Neural Stochastic Dual Dynamic Programming
This work addresses scalability limitations for practitioners in process optimization, offering an incremental improvement over existing SDDP methods.
The paper tackled the exponential worst-case complexity of Stochastic Dual Dynamic Programming (SDDP) in multi-stage stochastic optimization by introducing a neural model that learns low-dimensional value functions to accelerate optimization. The result showed that the proposed ν-SDDP significantly reduces solving cost without sacrificing solution quality compared to SDDP and reinforcement learning algorithms on synthetic and real-world problems.
Stochastic dual dynamic programming (SDDP) is a state-of-the-art method for solving multi-stage stochastic optimization, widely used for modeling real-world process optimization tasks.
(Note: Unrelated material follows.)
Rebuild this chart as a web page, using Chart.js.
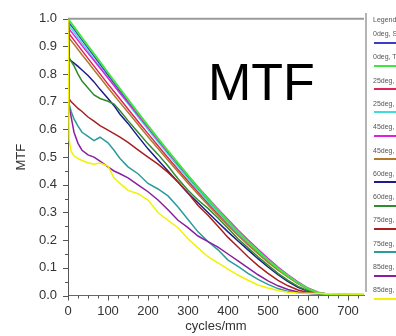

Unfortunately, SDDP has a worst-case complexity that scales exponentially in the number of decision variables, which severely limits applicability to only low dimensional problems. To overcome this limitation, we extend SDDP by introducing a trainable neural model that learns to map problem instances to a piece-wise linear value function within intrinsic low-dimension space, which is architected specifically to interact with a base SDDP solver, so that can accelerate optimization performance on new instances. The proposed Neural Stochastic Dual Dynamic Programming ($ν$-SDDP) continually self-improves by solving successive problems. An empirical investigation demonstrates that $ν$-SDDP can significantly reduce problem solving cost without sacrificing solution quality over competitors such as SDDP and reinforcement learning algorithms, across a range of synthetic and real-world process optimization problems.